Why GNNs stress feature stores
A tabular ML model fetches features for one entity per prediction. A 2-layer GNN with fanout [15, 10] fetches features for up to 150 entities per prediction. A batch of 1024 predictions can require features for 150K distinct nodes.
This amplification factor means feature store latency and throughput are critical for GNN performance. A feature store that works fine for tabular ML (10 lookups per prediction) may collapse under GNN load (150 lookups per prediction).
PyG’s FeatureStore and GraphStore interface
from torch_geometric.data import FeatureStore, GraphStore
import torch
class RedisFeatureStore(FeatureStore):
"""Custom feature store backed by Redis."""
def __init__(self, redis_client):
super().__init__()
self.redis = redis_client
def get_tensor(self, attr):
"""Fetch features for a group of nodes."""
node_type = attr.group_name
indices = attr.index
# Batch Redis lookup
keys = [f"{node_type}:{i}" for i in indices.tolist()]
values = self.redis.mget(keys)
return torch.stack([
torch.frombuffer(v, dtype=torch.float32)
for v in values
])
def put_tensor(self, tensor, attr):
"""Store features (for materialization)."""
node_type = attr.group_name
for i, row in enumerate(tensor):
self.redis.set(
f"{node_type}:{attr.index[i]}",
row.numpy().tobytes(),
)Implement get_tensor and put_tensor. PyG's NeighborLoader calls these automatically during sampling.
Architecture patterns
Training: offline store
During training, you access features in bulk (millions of nodes per epoch). Use an offline store optimized for throughput:
- Parquet files on S3/GCS: Cheapest. Load into memory at epoch start. Works up to ~100M nodes.
- Snowflake/BigQuery: SQL-based access. Good for feature engineering. Higher latency per query but handles any scale.
- Feast offline store: Standardized interface to BigQuery, Snowflake, or Redshift. Provides point-in-time feature retrieval for temporal correctness.
Serving: online store
During inference, you need sub-5ms feature retrieval for individual nodes:
- Redis: Sub-1ms per lookup. Good up to ~10M nodes per instance. Use Redis Cluster for larger scales.
- DynamoDB: Sub-5ms with auto-scaling. Cost-effective for sporadic access patterns.
- Feast online store: Abstracts over Redis/DynamoDB with a consistent API. Handles materialization from offline to online automatically.
Optimizing feature access for GNNs
- Batch lookups: Never fetch features one node at a time. Always batch into a single mget/multi-row query. This reduces round-trips from 150 to 1 per batch.
- Prefetching: During neighbor sampling on CPU, prefetch features for already-sampled nodes on a background thread. By the time the GPU needs features, they are ready.

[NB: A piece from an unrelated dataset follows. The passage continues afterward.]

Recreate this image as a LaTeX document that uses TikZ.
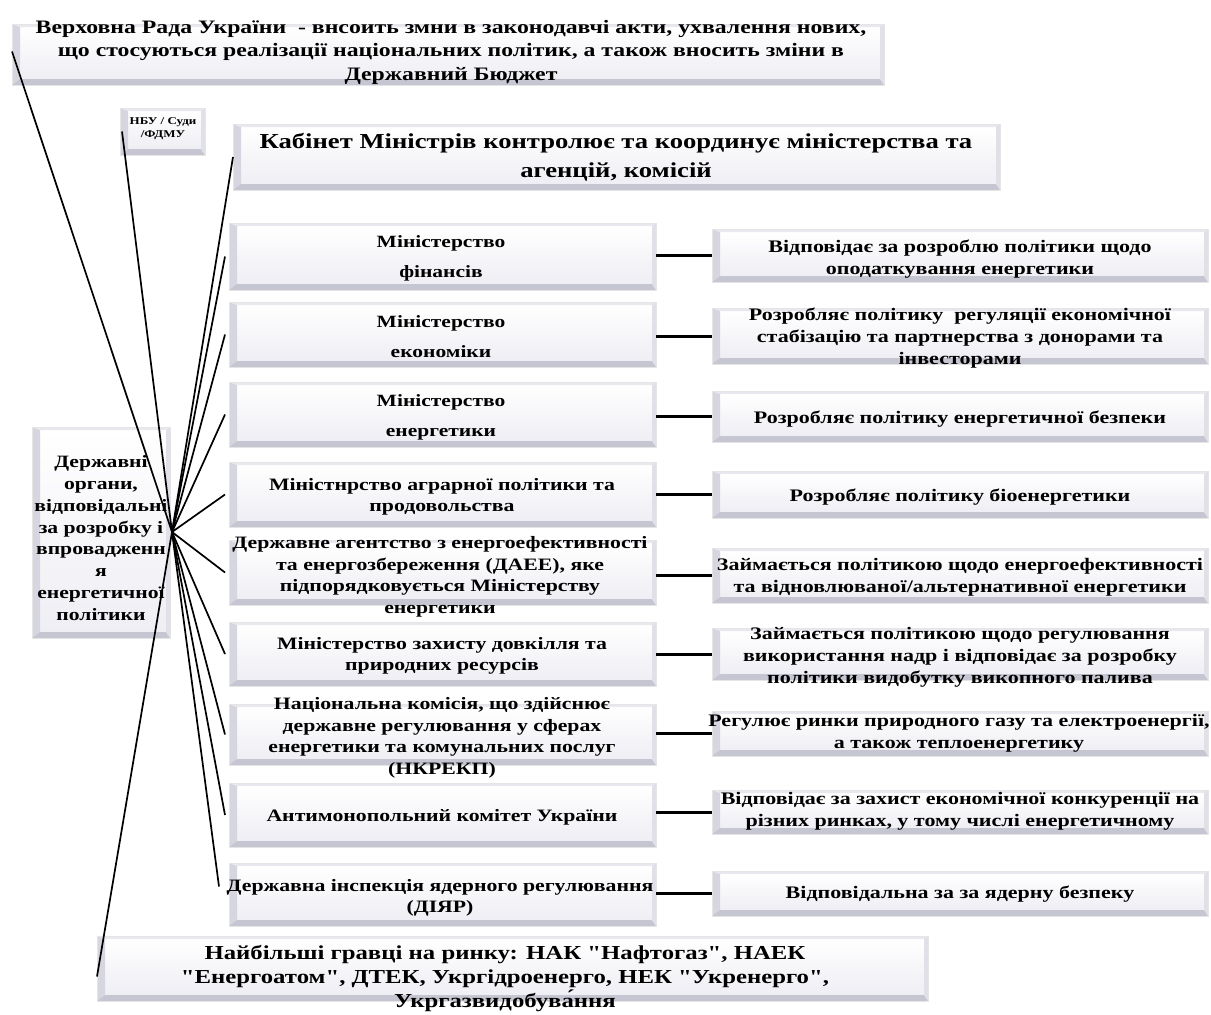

- Feature compression: Store features as float16 or int8 in the feature store. Decompress on GPU. This halves network transfer and storage costs.
- Hub caching: Cache features for high-degree nodes (top 1% by degree) locally. These nodes appear in most subgraphs, so caching them eliminates 30-50% of feature store lookups.
What breaks in production
- Feature staleness: Features computed daily become stale for real-time predictions. Define freshness SLAs per feature and set up refresh pipelines accordingly.
- Schema evolution: Adding a new feature column requires updating the feature store, the graph construction pipeline, and the model input layer simultaneously. Use feature versioning.
- Cost at scale: Storing 128-dim float32 features for 1B nodes in Redis requires ~512 GB of RAM ($5K+/month). Use tiered storage: hot nodes in Redis, cold nodes in S3 with on-demand loading.